As authorities focus on Citron’s aggressive investment tactics and many point fingers at the once-revered financier, interviews and records also suggest that numerous local officials failed to heed some basic principles of municipal finance in overseeing the billions of dollars they collectively poured into the ill-fated investment pool.

Guidelines promulgated by the Municipal Treasurer’s Assn. of the United States and Canada, the California Society of Municipal Finance Officers and the Government Finance Officers Assn. call for municipal investors to go through an extensive checklist before entering an investment pool, whether it is overseen by a public official or a private firm.

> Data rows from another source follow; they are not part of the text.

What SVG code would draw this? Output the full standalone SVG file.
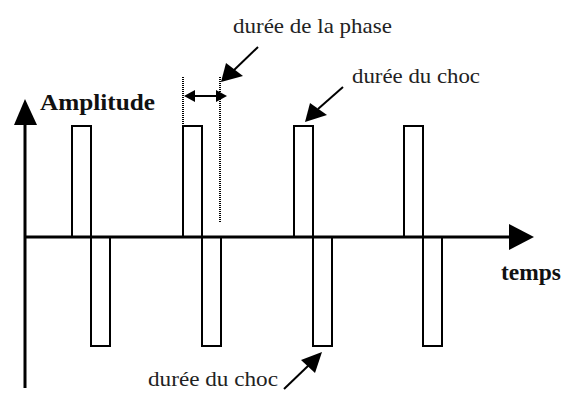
<svg xmlns="http://www.w3.org/2000/svg" width="567" height="399" viewBox="0 0 567 399">
<style>
.pulse{fill:none;stroke:#000;stroke-width:2}
.axis{stroke:#000;stroke-width:3;fill:none}
.lbl{font-family:'Liberation Serif','DejaVu Serif',serif;font-size:21px;fill:#222}
.bold{font-family:'Liberation Serif','DejaVu Serif',serif;font-size:23px;font-weight:bold;fill:#111}
.dot{stroke:#000;stroke-width:2;stroke-dasharray:1 1;fill:none}
.ptr{stroke:#000;stroke-width:2;fill:none}
</style>
<rect width="567" height="399" fill="#fff"/>
<g id="axes">
<line class="axis" x1="25" y1="120" x2="25" y2="388"/>
<polygon points="25,99 14,125 37,125" fill="#000"/>
<line class="axis" x1="25" y1="237" x2="512" y2="237"/>
<polygon points="534,237 509,224 509,250" fill="#000"/>
</g>
<g id="pulses">
<rect class="pulse" x="72" y="126" width="19" height="111"/>
<rect class="pulse" x="91" y="237" width="19" height="109"/>
<rect class="pulse" x="183" y="126" width="19" height="111"/>
<rect class="pulse" x="202" y="237" width="19" height="109"/>
<rect class="pulse" x="294" y="126" width="19" height="111"/>
<rect class="pulse" x="313" y="237" width="19" height="109"/>
<rect class="pulse" x="404" y="126" width="19" height="111"/>
<rect class="pulse" x="423" y="237" width="19" height="109"/>
</g>
<g id="connectors">
<line class="dot" x1="183" y1="77" x2="183" y2="125"/>
<line class="dot" x1="220" y1="77" x2="220" y2="222"/>
<line class="ptr" x1="192" y1="96" x2="218" y2="96"/>
<polygon points="184,96 195,90 195,102" fill="#000"/>
<polygon points="227,96 216,90 216,102" fill="#000"/>
<line class="ptr" x1="258" y1="47" x2="232" y2="72"/>
<polygon points="221,82 226,63 243,76" fill="#000"/>
<line class="ptr" x1="343" y1="87" x2="318" y2="109"/>
<polygon points="305,122 310,103 327,115" fill="#000"/>
<line class="ptr" x1="284" y1="389" x2="309" y2="365"/>
<polygon points="322,352 301,360 315,373" fill="#000"/>
</g>
<g id="labels">
<text class="bold" x="40" y="110" textLength="115" lengthAdjust="spacingAndGlyphs">Amplitude</text>
<text class="bold" x="501" y="280" textLength="60" lengthAdjust="spacingAndGlyphs">temps</text>
<text class="lbl" x="233" y="33" textLength="159" lengthAdjust="spacingAndGlyphs">durée de la phase</text>
<text class="lbl" x="352" y="83" textLength="128" lengthAdjust="spacingAndGlyphs">durée du choc</text>
<text class="lbl" x="148" y="386" textLength="130" lengthAdjust="spacingAndGlyphs">durée du choc</text>
</g>
</svg>
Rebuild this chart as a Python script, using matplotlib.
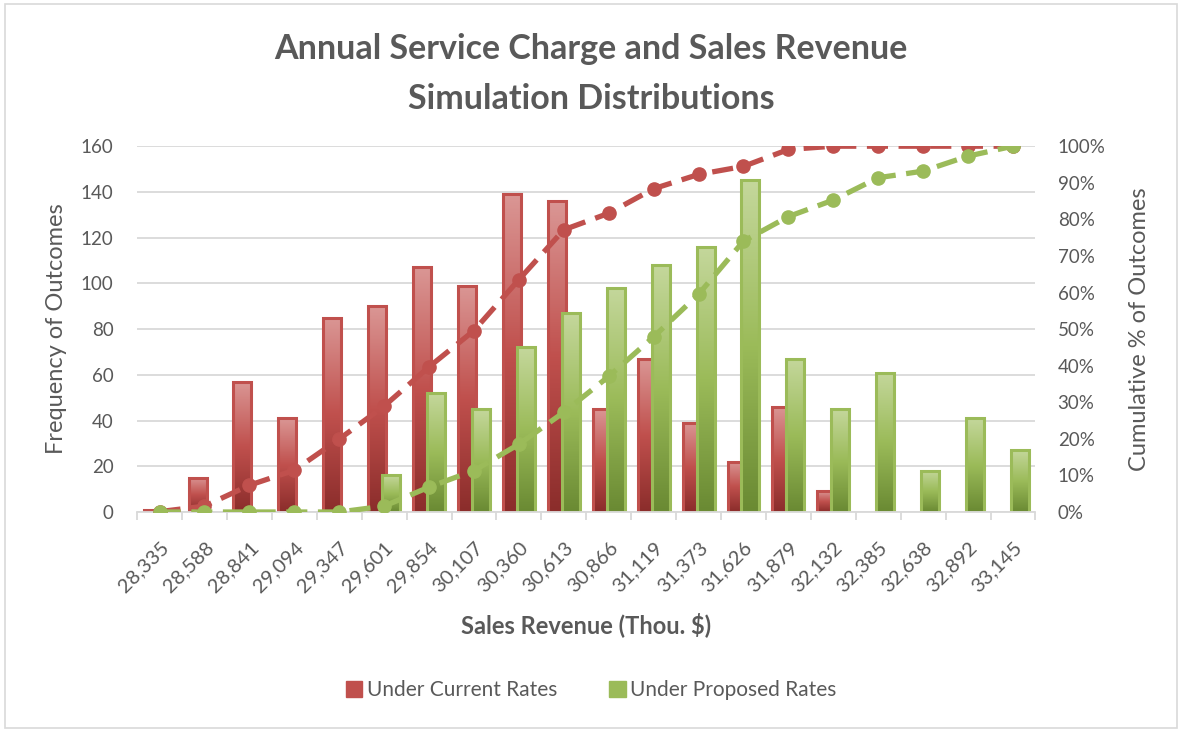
import numpy as np
import matplotlib.pyplot as plt
from matplotlib.colors import LinearSegmentedColormap
from matplotlib.patches import Rectangle
from matplotlib.ticker import PercentFormatter

plt.rcParams['font.family'] = ['Lato', 'DejaVu Sans']

# данные
bins = ['28,335', '28,588', '28,841', '29,094', '29,347', '29,601', '29,854',
        '30,107', '30,360', '30,613', '30,866', '31,119', '31,373', '31,626',
        '31,879', '32,132', '32,385', '32,638', '32,892', '33,145']
current = [1, 15, 57, 41, 85, 90, 107, 99, 139, 136, 45, 67, 39, 22, 46, 9, 0, 0, 0, 0]
proposed = [0, 0, 0, 0, 0, 16, 52, 45, 72, 87, 98, 108, 116, 145, 67, 45, 61, 18, 41, 27]

# накопленный процент
cum_current = np.cumsum(current) / np.sum(current) * 100
cum_proposed = np.cumsum(proposed) / np.sum(proposed) * 100

grey = '#595959'
red, green = '#C0504D', '#9BBB59'
red_cmap = LinearSegmentedColormap.from_list('r', ['#8B2D2B', '#C0504D', '#DA9694'])
green_cmap = LinearSegmentedColormap.from_list('g', ['#6A8A33', '#9BBB59', '#C4D79B'])

fig = plt.figure(figsize=(11.82, 7.31), dpi=100)
ax = fig.add_axes([0.116, 0.2996, 0.76, 0.5004])
x = np.arange(len(bins))
w, off = 0.4, 0.155

grad = np.linspace(0, 1, 100).reshape(-1, 1)


def gradient_bars(xs, vals, cmap, edge, z):
    # столбики с градиентной заливкой
    for xi, v in zip(xs, vals):
        if v <= 0:
            continue
        ax.imshow(grad, extent=[xi - w / 2, xi + w / 2, 0, v], origin='lower',
                  aspect='auto', cmap=cmap, zorder=z, interpolation='bilinear')
        ax.add_patch(Rectangle((xi - w / 2, 0), w, v, fill=False,
                               edgecolor=edge, linewidth=2.2, zorder=z + 0.1))


gradient_bars(x - off, current, red_cmap, red, 2)
gradient_bars(x + off, proposed, green_cmap, green, 3)

ax.set_xlim(-0.5, len(bins) - 0.5)
ax.set_ylim(0, 160)
ax.set_yticks(range(0, 161, 20))
ax.yaxis.grid(True, color='#D9D9D9', linewidth=1.3)
ax.set_axisbelow(True)
for s in ['top', 'left', 'right']:
    ax.spines[s].set_visible(False)
ax.spines['bottom'].set_color('#D9D9D9')
ax.spines['bottom'].set_linewidth(1.3)
ax.spines['bottom'].set_zorder(5)

ax.set_xticks(x)
ax.set_xticklabels(bins, rotation=45, ha='right', rotation_mode='anchor')
ax.tick_params(axis='x', length=0, pad=19, labelsize=14.5, labelcolor=grey)
ax.set_xticks(np.arange(-0.5, len(bins)), minor=True)
ax.tick_params(axis='x', which='minor', length=6, color='#D9D9D9', width=1.3)
ax.tick_params(axis='y', length=0, pad=17, labelsize=13.5, labelcolor=grey)

ax.set_ylabel('Frequency of Outcomes', fontsize=17, color=grey, labelpad=10)
ax.set_xlabel('Sales Revenue (Thou. $)', fontsize=17, color=grey,
              fontweight='bold', labelpad=12)

# правая ось - накопленный процент
ax2 = ax.twinx()
ax2.plot(x, cum_current, color=red, linestyle='--', linewidth=3.8,
         marker='o', markersize=9.5, dashes=(4, 2))
ax2.plot(x, cum_proposed, color=green, linestyle='--', linewidth=3.8,
         marker='o', markersize=9.5, dashes=(4, 2))
ax2.set_ylim(0, 100)
ax2.set_yticks(range(0, 101, 10))
ax2.yaxis.set_major_formatter(PercentFormatter(decimals=0))
ax2.tick_params(axis='y', length=0, pad=16, labelsize=13.5, labelcolor=grey)
for s in ax2.spines.values():
    s.set_visible(False)
ax2.set_ylabel('Cumulative % of Outcomes', fontsize=17, color=grey, labelpad=17)

fig.suptitle('Annual Service Charge and Sales Revenue\nSimulation Distributions',
             x=0.5, y=0.955, fontsize=24.5, fontweight='bold', color=grey,
             linespacing=1.7)

# легенда
handles = [Rectangle((0, 0), 1, 1, facecolor=red, edgecolor=red),
           Rectangle((0, 0), 1, 1, facecolor=green, edgecolor=green)]
fig.legend(handles, ['Under Current Rates', 'Under Proposed Rates'],
           loc='center', bbox_to_anchor=(0.5, 0.056), ncol=2, frameon=False,
           fontsize=15, labelcolor=grey, handlelength=0.8, handleheight=0.8,
           handletextpad=0.2, columnspacing=2.5)

# рамка вокруг диаграммы
fig.patches.append(Rectangle((0.004, 0.004), 0.992, 0.99, transform=fig.transFigure,
                             fill=False, edgecolor='#D9D9D9', linewidth=1.2))

plt.savefig('out.png', dpi=100)
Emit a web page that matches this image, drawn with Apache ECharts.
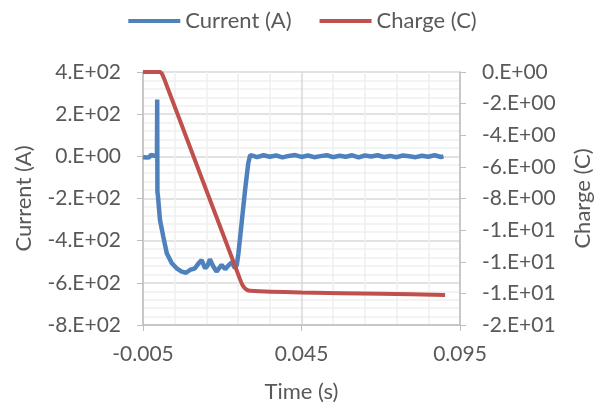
<!DOCTYPE html>
<html>
<head>
<meta charset="utf-8">
<script src="https://cdn.jsdelivr.net/npm/echarts@6/dist/echarts.min.js"></script>
<style>
  html, body { margin: 0; padding: 0; background: #fff; }
  #chart { width: 605px; height: 409px; }
</style>
</head>
<body>
<div id="chart"></div>
<script>
// values
var currentTime = [-0.005, -0.0045, -0.004, -0.0035, -0.003, -0.0025, -0.002, -0.0015, -0.001, -0.0006,
    -0.00052, -0.00045, -0.0003, 0.00036, 0.0014, 0.0025, 0.0041, 0.0056, 0.0072, 0.0086,
    0.0098, 0.0114, 0.0124, 0.0135, 0.0146, 0.0153, 0.0161, 0.0171, 0.0182, 0.0198,
    0.0209, 0.0218, 0.0230, 0.0240, 0.0246, 0.0251, 0.0256, 0.0261, 0.0272, 0.0282, 0.0288,
    0.0295, 0.031, 0.033, 0.035, 0.037, 0.039, 0.041, 0.043, 0.045, 0.047, 0.049,
    0.051, 0.053, 0.055, 0.057, 0.059, 0.061, 0.063, 0.065, 0.067, 0.069, 0.071,
    0.073, 0.075, 0.077, 0.079, 0.081, 0.083, 0.085, 0.087, 0.089, 0.0898];
var currentValue = [-3, 4, -6, 2, -4, 7, -2, 3, -5, 0,
    270, -170, -185, -302, -381, -460, -507, -531, -547, -552,
    -539, -531, -510, -492, -531, -520, -488, -520, -547, -515,
    -535, -520, -503, -530, -515, -460, -390, -318, -160, -33, 5,
    3, -4, 5, -2, 4, -5, 2, 6, -3, 4, -4,
    1, 5, -4, 3, -2, 5, -5, 4, -1, 5, -3,
    2, -4, 4, 0, -4, 3, -2, 5, -3, 0];

var chargeTime = [-0.005, 0.0004, 0.0008, 0.0012, 0.0016, 0.002, 0.013, 0.0224, 0.0256,
    0.0262, 0.0268, 0.0276, 0.0288, 0.045, 0.07, 0.0903];
var chargeValue = [0, 0, -0.06, -0.2, -0.4, -0.6, -6.43, -11.4, -13.1,
    -13.4, -13.6, -13.75, -13.84, -13.95, -14.03, -14.1];

var leftTicks = [400, -800, 200];   // max, min, step
var rightTicks = [0, -16, 2];
var timeTicks = [-0.005, 0.095, 0.05];

function pairs(xs, ys) {
    var out = [];
    for (var i = 0; i < xs.length; i++) out.push([xs[i], ys[i]]);
    return out;
}

// Excel "0.E+00" style
function sci(v) {
    if (Math.abs(v) < 1e-9) return '0.E+00';
    var e = Math.floor(Math.log10(Math.abs(v)));
    var m = Math.round(v / Math.pow(10, e));
    if (Math.abs(m) >= 10) { m = m / 10; e++; }
    var ae = Math.abs(e);
    return m + '.E' + (e < 0 ? '-' : '+') + (ae < 10 ? '0' : '') + ae;
}

var FONT = 'Lato';
var TXT = '#595959';
var FS = 21;

var chart = echarts.init(document.getElementById('chart'));

var option = {
    animation: false,
    textStyle: { fontFamily: FONT },
    legend: {
        top: 5,
        left: 'center',
        icon: 'rect',
        itemWidth: 52,
        itemHeight: 4,
        itemGap: 28,
        textStyle: { fontFamily: FONT, fontSize: 22, color: TXT },
        data: ['Current (A)', 'Charge (C)']
    },
    grid: { left: 143, right: 145, top: 72, bottom: 84 },
    xAxis: {
        type: 'value',
        min: timeTicks[0],
        max: timeTicks[1],
        interval: timeTicks[2],
        name: 'Time (s)',
        nameLocation: 'middle',
        nameGap: 56,
        nameTextStyle: { fontFamily: FONT, fontSize: 22, color: TXT },
        axisLine: { show: true, onZero: false, lineStyle: { color: '#bfbfbf', width: 1.5 } },
        axisTick: { show: true, length: 6, lineStyle: { color: '#bfbfbf' } },
        axisLabel: {
            margin: 19, fontFamily: FONT, fontSize: FS, color: TXT,
            formatter: function (v) { return v.toFixed(3); }
        },
        splitLine: { show: true, lineStyle: { color: '#d9d9d9', width: 1.5 } },
        minorTick: { show: false, splitNumber: 5 },
        minorSplitLine: { show: true, lineStyle: { color: '#f0f0f0', width: 1.5 } }
    },
    yAxis: [{
        type: 'value',
        position: 'left',
        max: leftTicks[0],
        min: leftTicks[1],
        interval: leftTicks[2],
        name: 'Current (A)',
        nameLocation: 'middle',
        nameGap: 108,
        nameTextStyle: { fontFamily: FONT, fontSize: 22, color: TXT },
        axisLine: { show: true, onZero: false, lineStyle: { color: '#bfbfbf', width: 1.5 } },
        axisTick: { show: true, length: 6, lineStyle: { color: '#bfbfbf' } },
        axisLabel: { margin: 22, fontFamily: FONT, fontSize: FS, color: TXT, formatter: sci },
        splitLine: { show: true, lineStyle: { color: '#d9d9d9', width: 1.5 } },
        minorTick: { show: false, splitNumber: 5 },
        minorSplitLine: { show: true, lineStyle: { color: '#f0f0f0', width: 1.5 } }
    }, {
        type: 'value',
        position: 'right',
        max: rightTicks[0],
        min: rightTicks[1],
        interval: rightTicks[2],
        name: 'Charge (C)',
        nameLocation: 'middle',
        nameRotate: 90,
        nameGap: 112,
        nameTextStyle: { fontFamily: FONT, fontSize: 22, color: TXT },
        axisLine: { show: true, onZero: false, lineStyle: { color: '#bfbfbf', width: 1.5 } },
        axisTick: { show: true, length: 6, lineStyle: { color: '#bfbfbf' } },
        axisLabel: { margin: 22, fontFamily: FONT, fontSize: FS, color: TXT, formatter: sci },
        splitLine: { show: false }
    }],
    series: [{
        name: 'Current (A)',
        type: 'line',
        yAxisIndex: 0,
        showSymbol: false,
        color: '#4F81BD',
        lineStyle: { width: 4.5, color: '#4F81BD' },
        data: pairs(currentTime, currentValue)
    }, {
        name: 'Charge (C)',
        type: 'line',
        yAxisIndex: 1,
        showSymbol: false,
        smooth: 0.2,
        color: '#C0504D',
        lineStyle: { width: 4, color: '#C0504D' },
        data: pairs(chargeTime, chargeValue)
    }]
};

chart.setOption(option);
</script>
</body>
</html>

The guidelines recommend that once in the pool, investors regularly analyze financial reports such as cash-flow statements.

In the case of Orange County’s investors, however, it appears that elected officials and government finance officers viewed Citron, himself an elected official, as an extension of themselves, perhaps believing that such vigilance was unnecessary, or unwarranted.

“They should have been asking more questions,” said Rod Rich, chairman of the Municipal Treasurer’s Assn.’s investment policy certification committee. “But everybody was enamored with the returns; everybody was going along for the ride.”

Privately, many elected officials and government finance officers representing the 187 entities in the pool said they may have relied too heavily on Citron’s long record, which showed that he achieved better-than-average returns at a time when public officials were being forced to scrape for dollars.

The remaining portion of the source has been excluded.